*PROVIDED MATERIAL:*

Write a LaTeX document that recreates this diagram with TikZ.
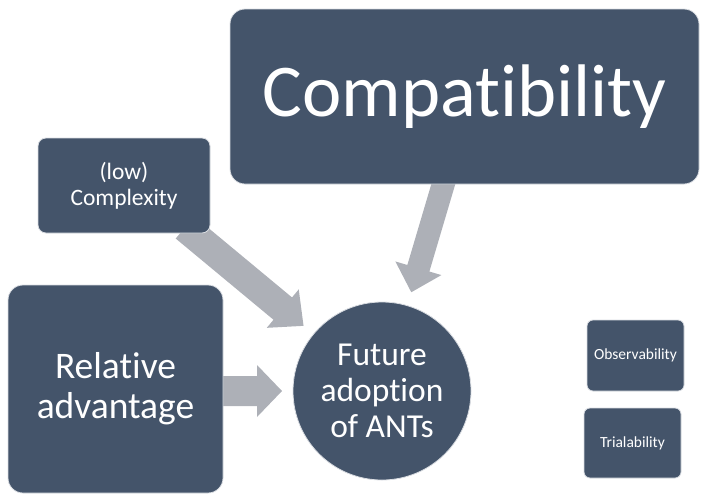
\documentclass[tikz,border=0pt]{standalone}
\usepackage{fontspec}
\setmainfont{Carlito}[RawFeature={-liga}]
\usetikzlibrary{calc,backgrounds}
\definecolor{boxfill}{RGB}{68,84,106}
\definecolor{arrowfill}{RGB}{173,176,183}
\definecolor{boxedge}{RGB}{218,221,226}
\newcommand\blockarrow[6]{% #1 start, #2 target node, #3 tip distance from target centre, #4 shaft half width, #5 head half width, #6 head length
  \fill[arrowfill] let \p1=(#1), \p2=(#2), \n1={atan2(\y2-\y1,\x2-\x1)}, \n2={veclen(\x2-\x1,\y2-\y1)-#3} in
    [shift={(\p1)}, rotate=\n1] (0pt,#4) -- ({\n2-#6},#4) -- ({\n2-#6},#5) -- (\n2,0pt) -- ({\n2-#6},-#5) -- ({\n2-#6},-#4) -- (0pt,-#4) -- cycle;}
\tikzset{
  boxnode/.style={rectangle, fill=boxfill, draw=boxedge, line width=0.8pt, text=white, align=center, inner sep=0pt},
  circnode/.style={circle, fill=boxfill, draw=boxedge, line width=0.8pt, text=white, align=center, inner sep=0pt, minimum size=178pt},
}
\begin{document}
\begin{tikzpicture}[x=1pt,y=-1pt]
\useasboundingbox (0,0) rectangle (701,493);
\node[boxnode, rounded corners=15pt, minimum width=469pt, minimum height=175pt,
      font=\fontsize{74.5}{80}\selectfont] (comp) at (464.5,96.5) {Compatibility};
\node[boxnode, rounded corners=8pt, minimum width=172pt, minimum height=95pt,
      font=\fontsize{23.5}{26}\selectfont] (cplx) at (124,185.5) {(low)\\Complexity};
\node[boxnode, rounded corners=15pt, minimum width=215pt, minimum height=208pt,
      font=\fontsize{37.5}{40}\selectfont] (rel) at (115.5,389) {Relative\\advantage};
\node[boxnode, rounded corners=6pt, minimum width=97pt, minimum height=71pt,
      font=\fontsize{15.5}{18}\selectfont] (obs) at (635.5,355.5) {Observability};
\node[boxnode, rounded corners=6pt, minimum width=97pt, minimum height=70pt,
      font=\fontsize{15.5}{18}\selectfont] (tri) at (632.5,443) {Trialability};
\node[circnode, font=\fontsize{33.5}{36}\selectfont] (fut) at (382,391) {Future\\adoption\\of ANTs};
\coordinate (s1) at ($(cplx.south)+(61,-6)$);
\coordinate (s2) at ($(comp.south)+(-19.5,-6)$);
\coordinate (s3) at ($(rel.east)+(-6,2)$);
\begin{scope}[on background layer]
\blockarrow{s1}{fut}{102pt}{14.5pt}{25pt}{27pt}
\blockarrow{s2}{fut}{103pt}{11.5pt}{24pt}{25pt}
\blockarrow{s3}{fut}{100pt}{15pt}{26pt}{25pt}
\end{scope}
\end{tikzpicture}
\end{document}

*WHAT IS BEING ASKED:*
Leave out the pictures and copy the rest of the material above exactly.

*ANSWER BELOW:*
Write a LaTeX document that recreates this diagram with TikZ.
\documentclass[tikz,border=0pt]{standalone}
\usepackage{fontspec}
\setmainfont{Carlito}[RawFeature={-liga}]
\usetikzlibrary{calc,backgrounds}
\definecolor{boxfill}{RGB}{68,84,106}
\definecolor{arrowfill}{RGB}{173,176,183}
\definecolor{boxedge}{RGB}{218,221,226}
\newcommand\blockarrow[6]{% #1 start, #2 target node, #3 tip distance from target centre, #4 shaft half width, #5 head half width, #6 head length
  \fill[arrowfill] let \p1=(#1), \p2=(#2), \n1={atan2(\y2-\y1,\x2-\x1)}, \n2={veclen(\x2-\x1,\y2-\y1)-#3} in
    [shift={(\p1)}, rotate=\n1] (0pt,#4) -- ({\n2-#6},#4) -- ({\n2-#6},#5) -- (\n2,0pt) -- ({\n2-#6},-#5) -- ({\n2-#6},-#4) -- (0pt,-#4) -- cycle;}
\tikzset{
  boxnode/.style={rectangle, fill=boxfill, draw=boxedge, line width=0.8pt, text=white, align=center, inner sep=0pt},
  circnode/.style={circle, fill=boxfill, draw=boxedge, line width=0.8pt, text=white, align=center, inner sep=0pt, minimum size=178pt},
}
\begin{document}
\begin{tikzpicture}[x=1pt,y=-1pt]
\useasboundingbox (0,0) rectangle (701,493);
\node[boxnode, rounded corners=15pt, minimum width=469pt, minimum height=175pt,
      font=\fontsize{74.5}{80}\selectfont] (comp) at (464.5,96.5) {Compatibility};
\node[boxnode, rounded corners=8pt, minimum width=172pt, minimum height=95pt,
      font=\fontsize{23.5}{26}\selectfont] (cplx) at (124,185.5) {(low)\\Complexity};
\node[boxnode, rounded corners=15pt, minimum width=215pt, minimum height=208pt,
      font=\fontsize{37.5}{40}\selectfont] (rel) at (115.5,389) {Relative\\advantage};
\node[boxnode, rounded corners=6pt, minimum width=97pt, minimum height=71pt,
      font=\fontsize{15.5}{18}\selectfont] (obs) at (635.5,355.5) {Observability};
\node[boxnode, rounded corners=6pt, minimum width=97pt, minimum height=70pt,
      font=\fontsize{15.5}{18}\selectfont] (tri) at (632.5,443) {Trialability};
\node[circnode, font=\fontsize{33.5}{36}\selectfont] (fut) at (382,391) {Future\\adoption\\of ANTs};
\coordinate (s1) at ($(cplx.south)+(61,-6)$);
\coordinate (s2) at ($(comp.south)+(-19.5,-6)$);
\coordinate (s3) at ($(rel.east)+(-6,2)$);
\begin{scope}[on background layer]
\blockarrow{s1}{fut}{102pt}{14.5pt}{25pt}{27pt}
\blockarrow{s2}{fut}{103pt}{11.5pt}{24pt}{25pt}
\blockarrow{s3}{fut}{100pt}{15pt}{26pt}{25pt}
\end{scope}
\end{tikzpicture}
\end{document}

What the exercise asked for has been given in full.